Stablecoins’ Hidden Current: Beyond a Crypto Story
Many still think stablecoins are just a crypto story. But in reality, they’re becoming a new fiscal tool for the U.S. government.
Tether’s U.S. Treasury holdings already exceed $120 billion, making it one of the top 10 U.S. creditors — surpassing sovereign nations like Germany. In other words, the U.S. government is now enjoying “low-cost financing” thanks to stablecoins. For the Treasury, this is a gift from the sky: stablecoins lock in buyers for Treasuries, stabilizing markets while lowering financing risks.
So stablecoins aren’t just tugging at users and banks — they’re part of a much bigger geopolitical and fiscal chessboard. For banks to try and block them is like a small vendor going against the city government’s main benefactor. The outcome is obvious.
This is why Section 16(d) of the GENIUS Act became the banks’ “thorn in the eye.” It allows state-chartered trust companies to set up stablecoin subsidiaries and operate nationwide transfers and custody without needing federal deposit insurance or equally strict oversight. In short, these “new players” can bypass the walls banks have had to climb for decades — a backdoor that feels like an existential threat.
The Head-On Collision: Banks vs. Stablecoins
GENIUS Act has effectively brought the two models into direct conflict:
1. Banks’ model:
- absorb low-cost deposits;
- lend and earn interest;
- earn fees from clearing, custody, and payment services.
2. Stablecoins’ model:
- absorb dollar capital;
- invest in Treasuries to earn yield;
- indirectly reward users via exchange partnerships.
3. The clash:
- Stablecoins drain banks’ deposit sources.
- Stablecoins threaten banks’ clearing/payment revenues.
Moody’s analysts bluntly stated: if stablecoins go mainstream, banks’ revenues from cash management and wire transfers will face long-term pressure. It’s as if the “second granary” banks live on is also being cut off.
Is It Zero-Sum? Maybe Not
Despite the fierce clash, this isn’t necessarily zero-sum.
- JPMorgan has already launched JPM Coin, exploring “tokenized deposits” to boost clearing efficiency. Translation: big banks already know it’s better to self-reform than wait to be disrupted.
Looking forward, several patterns may emerge:
- Division of labor: stablecoin issuers rely on banks for custody and audits; banks earn compliance and custody fees from flows.
- Substitution: some small/mid banks fail under deposit outflow pressure, their share absorbed by stablecoins and big banks.
- Hybrid: big banks launch tokenized products, partner with stablecoin issuers, and retain their clearing advantages.
What’s clear: banks clinging to the past will be washed away.
A Bigger Picture: Redefining the Industry
This isn’t just “banks vs. stablecoins.” It’s an industry being redefined.

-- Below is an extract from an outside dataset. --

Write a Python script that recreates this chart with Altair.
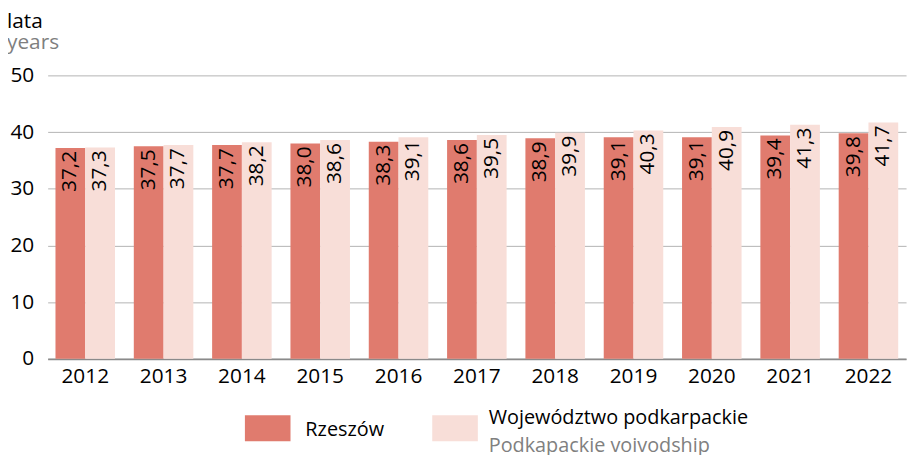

- For regulators: stablecoins are both a new fiscal tool and a potential risk. Balancing regulation vs. innovation will be a long game.

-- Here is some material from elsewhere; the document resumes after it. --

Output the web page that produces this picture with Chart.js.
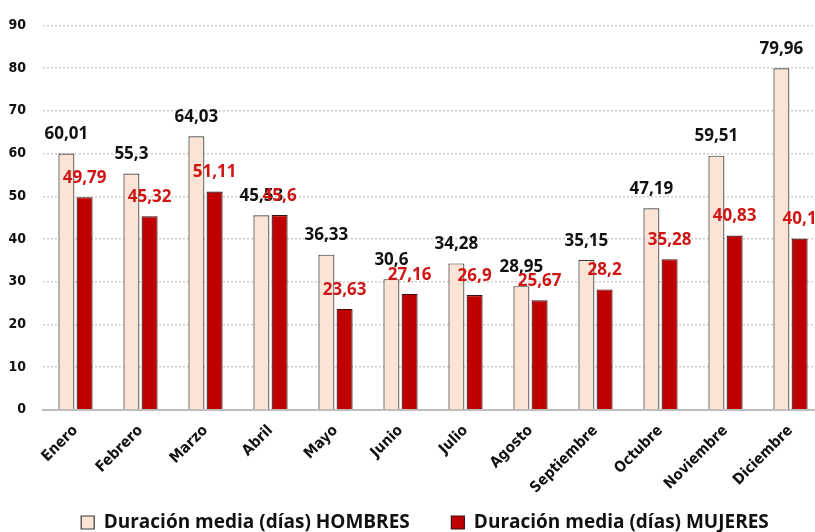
<!DOCTYPE html>
<html>
<head>
<meta charset="utf-8">
<script src="https://cdn.jsdelivr.net/npm/chart.js@4/dist/chart.umd.min.js"></script>
<style>
  html, body { margin: 0; padding: 0; background: #fff; overflow: hidden; }
  #wrap { position: relative; width: 850px; height: 532px; }
</style>
</head>
<body>
<div id="wrap"><canvas id="myChart"></canvas></div>
<script>
var meses = ['Enero', 'Febrero', 'Marzo', 'Abril', 'Mayo', 'Junio', 'Julio', 'Agosto', 'Septiembre', 'Octubre', 'Noviembre', 'Diciembre'];
var hombres = [60.01, 55.3, 64.03, 45.53, 36.33, 30.6, 34.28, 28.95, 35.15, 47.19, 59.51, 79.96];
var mujeres = [49.79, 45.32, 51.11, 45.6, 23.63, 27.16, 26.9, 25.67, 28.2, 35.28, 40.83, 40.1];
var yTicks = [0, 10, 20, 30, 40, 50, 60, 70, 80, 90];

const labelFont = 'bold 17px "Open Sans", sans-serif';
const axisFont = '"DejaVu Sans Condensed", "DejaVu Sans", sans-serif';

// draw the values above the bars (no datalabels plugin available)
const valueLabels = {
    id: 'valueLabels',
    afterLayout(chart) {
        // legend is centred on the whole canvas, not on the padded area
        chart.legend.right = chart.width;
    },
    afterDatasetsDraw(chart) {
        var ctx = chart.ctx;
        ctx.save();
        ctx.font = labelFont;
        ctx.textAlign = 'center';
        ctx.textBaseline = 'middle';
        chart.data.datasets.forEach(function(ds, i) {
            var meta = chart.getDatasetMeta(i);
            meta.data.forEach(function(bar, j) {
                ctx.fillStyle = ds.labelColor;
                var txt = String(ds.data[j]).replace('.', ',');
                ctx.fillText(txt, bar.x, bar.y - 19);
            });
        });
        ctx.restore();
    }
};

const data = {
    labels: meses,
    datasets: [{
        // trailing spaces = gap between the two legend items
        label: 'Duración media (días) HOMBRES      ',
        data: hombres,
        backgroundColor: '#fbe4d6',
        borderColor: '#3a3a3a',
        borderWidth: 1.2,
        labelColor: '#111111'
    }, {
        label: 'Duración media (días) MUJERES',
        data: mujeres,
        backgroundColor: '#c00000',
        borderColor: '#3a1010',
        borderWidth: 1.2,
        labelColor: '#d01515'
    }]
};

Chart.defaults.font.family = axisFont;

new Chart(document.getElementById('myChart'), {
    type: 'bar',
    data: data,
    plugins: [valueLabels],
    options: {
        responsive: true,
        maintainAspectRatio: false,
        animation: false,
        categoryPercentage: 0.56,
        barPercentage: 0.88,
        layout: { padding: { left: 0, right: 27, top: 20, bottom: -10 } },
        scales: {
            x: {
                grid: { display: false },
                border: { color: '#bdbdbd', width: 2 },
                ticks: {
                    color: '#111',
                    font: { size: 15, weight: 'bold' },
                    minRotation: 45,
                    maxRotation: 45,
                    padding: 4
                }
            },
            y: {
                min: 0,
                max: 90,
                afterBuildTicks: function(axis) {
                    axis.ticks = yTicks.map(v => ({ value: v }));
                },
                afterFit: function(axis) {
                    axis.width = 43;
                },
                border: { display: false, dash: [2, 2] },
                grid: { color: '#cfcfcf', lineWidth: 1.5, drawTicks: false },
                ticks: {
                    color: '#111',
                    font: { size: 14, weight: 'bold' },
                    padding: 17
                }
            }
        },
        plugins: {
            legend: {
                position: 'bottom',
                labels: {
                    color: '#111',
                    font: { size: 19, weight: 'bold', family: '"Open Sans", sans-serif' },
                    boxWidth: 13,
                    boxHeight: 13,
                    padding: 12
                }
            },
            tooltip: { enabled: false }
        }
    }
});
</script>
</body>
</html>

- For banks: it’s a survival test. Either they embrace cooperation and transformation, or lose competitiveness within five years.
- For users: stablecoins bring more efficient, flexible financial tools, possibly forcing banks to improve services.
At its core, this isn’t one side’s disaster, but a deep restructuring of finance. Just as the industrial revolution replaced handicrafts, stablecoins may wipe out outdated banking models — while providing growth engines for banks that dare to innovate.
Conclusion
Some say finance evolves faster than technology. Banks facing stablecoins are like century-old trees in a storm: some branches will snap, some roots will rot, but new shoots will break through the soil after rain.
The GENIUS Act is not the end, but the prelude. It brings stablecoins into compliance and forces banks to face their weaknesses. In the coming years, the financial game will definitely be reshuffled. Who laughs last depends on whether they cling to the old order — or embrace the new rules.